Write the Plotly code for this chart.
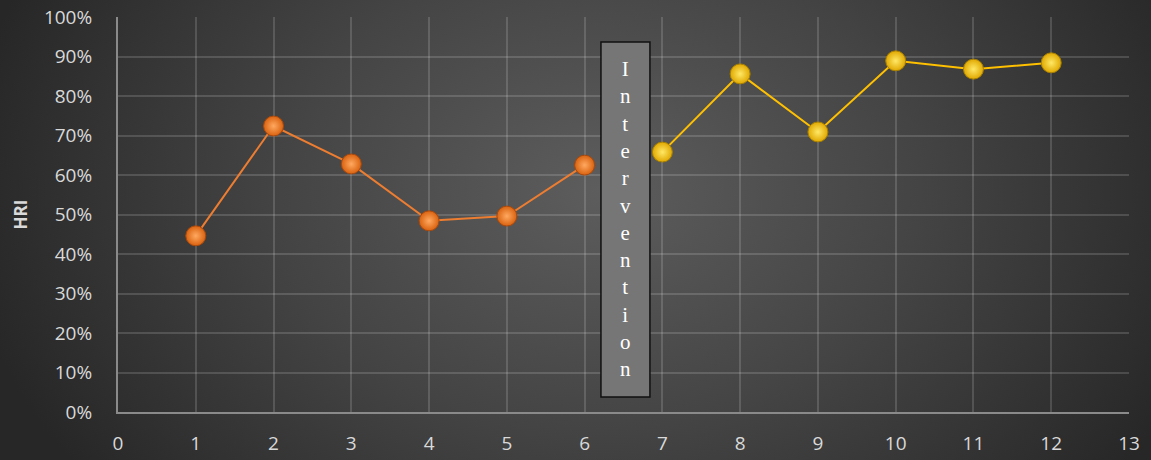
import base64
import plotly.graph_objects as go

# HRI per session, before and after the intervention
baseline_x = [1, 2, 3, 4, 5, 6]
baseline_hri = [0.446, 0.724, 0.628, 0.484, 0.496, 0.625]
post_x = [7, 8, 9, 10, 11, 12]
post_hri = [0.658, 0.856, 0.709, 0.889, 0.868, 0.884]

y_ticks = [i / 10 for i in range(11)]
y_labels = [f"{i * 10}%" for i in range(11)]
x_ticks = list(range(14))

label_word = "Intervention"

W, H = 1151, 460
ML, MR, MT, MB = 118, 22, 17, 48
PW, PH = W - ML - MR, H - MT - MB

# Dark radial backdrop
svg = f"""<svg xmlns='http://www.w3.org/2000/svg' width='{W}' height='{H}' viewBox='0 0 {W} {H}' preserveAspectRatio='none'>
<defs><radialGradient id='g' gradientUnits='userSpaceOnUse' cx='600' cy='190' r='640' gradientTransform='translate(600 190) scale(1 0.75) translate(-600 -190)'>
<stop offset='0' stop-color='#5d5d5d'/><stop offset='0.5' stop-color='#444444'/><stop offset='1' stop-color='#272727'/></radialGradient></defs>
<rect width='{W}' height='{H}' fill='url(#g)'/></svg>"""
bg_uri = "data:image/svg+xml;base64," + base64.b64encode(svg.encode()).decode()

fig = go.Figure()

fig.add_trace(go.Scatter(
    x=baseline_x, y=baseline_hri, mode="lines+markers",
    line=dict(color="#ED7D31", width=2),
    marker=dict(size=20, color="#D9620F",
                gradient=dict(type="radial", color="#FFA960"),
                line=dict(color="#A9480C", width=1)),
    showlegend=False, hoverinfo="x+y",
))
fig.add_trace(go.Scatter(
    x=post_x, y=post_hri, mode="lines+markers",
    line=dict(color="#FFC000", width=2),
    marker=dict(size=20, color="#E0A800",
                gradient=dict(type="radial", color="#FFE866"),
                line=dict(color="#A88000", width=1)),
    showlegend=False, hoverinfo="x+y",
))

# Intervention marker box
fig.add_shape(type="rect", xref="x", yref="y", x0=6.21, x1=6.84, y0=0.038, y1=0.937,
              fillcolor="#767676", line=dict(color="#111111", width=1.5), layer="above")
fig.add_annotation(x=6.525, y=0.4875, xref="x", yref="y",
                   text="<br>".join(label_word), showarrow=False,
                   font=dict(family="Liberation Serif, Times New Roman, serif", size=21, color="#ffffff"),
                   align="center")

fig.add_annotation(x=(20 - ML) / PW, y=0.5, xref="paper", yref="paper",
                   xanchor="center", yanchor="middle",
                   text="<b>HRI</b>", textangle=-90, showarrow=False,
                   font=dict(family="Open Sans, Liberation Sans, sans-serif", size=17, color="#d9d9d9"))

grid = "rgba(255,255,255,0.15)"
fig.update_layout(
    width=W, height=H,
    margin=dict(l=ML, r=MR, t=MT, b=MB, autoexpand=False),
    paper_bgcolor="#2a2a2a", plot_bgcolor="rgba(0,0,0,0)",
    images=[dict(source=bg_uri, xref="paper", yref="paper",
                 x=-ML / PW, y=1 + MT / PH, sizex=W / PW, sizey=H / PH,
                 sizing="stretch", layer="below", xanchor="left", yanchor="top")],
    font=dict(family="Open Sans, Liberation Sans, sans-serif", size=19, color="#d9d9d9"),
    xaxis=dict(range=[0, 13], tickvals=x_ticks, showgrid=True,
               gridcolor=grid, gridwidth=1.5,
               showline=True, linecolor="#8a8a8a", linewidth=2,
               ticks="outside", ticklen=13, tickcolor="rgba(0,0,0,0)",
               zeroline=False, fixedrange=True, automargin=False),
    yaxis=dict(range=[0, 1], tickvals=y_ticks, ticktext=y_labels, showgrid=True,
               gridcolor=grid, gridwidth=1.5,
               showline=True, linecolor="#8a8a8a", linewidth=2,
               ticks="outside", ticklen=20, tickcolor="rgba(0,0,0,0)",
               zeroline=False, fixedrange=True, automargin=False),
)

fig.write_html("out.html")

◆ ◆ ◆ ◆

From the first line of the listing above, repeat every line through the one holding "fig = go.Figure()". Both ends count, and pictures stay out.

Write the Plotly code for this chart.
import base64
import plotly.graph_objects as go

# HRI per session, before and after the intervention
baseline_x = [1, 2, 3, 4, 5, 6]
baseline_hri = [0.446, 0.724, 0.628, 0.484, 0.496, 0.625]
post_x = [7, 8, 9, 10, 11, 12]
post_hri = [0.658, 0.856, 0.709, 0.889, 0.868, 0.884]

y_ticks = [i / 10 for i in range(11)]
y_labels = [f"{i * 10}%" for i in range(11)]
x_ticks = list(range(14))

label_word = "Intervention"

W, H = 1151, 460
ML, MR, MT, MB = 118, 22, 17, 48
PW, PH = W - ML - MR, H - MT - MB

# Dark radial backdrop
svg = f"""<svg xmlns='http://www.w3.org/2000/svg' width='{W}' height='{H}' viewBox='0 0 {W} {H}' preserveAspectRatio='none'>
<defs><radialGradient id='g' gradientUnits='userSpaceOnUse' cx='600' cy='190' r='640' gradientTransform='translate(600 190) scale(1 0.75) translate(-600 -190)'>
<stop offset='0' stop-color='#5d5d5d'/><stop offset='0.5' stop-color='#444444'/><stop offset='1' stop-color='#272727'/></radialGradient></defs>
<rect width='{W}' height='{H}' fill='url(#g)'/></svg>"""
bg_uri = "data:image/svg+xml;base64," + base64.b64encode(svg.encode()).decode()

fig = go.Figure()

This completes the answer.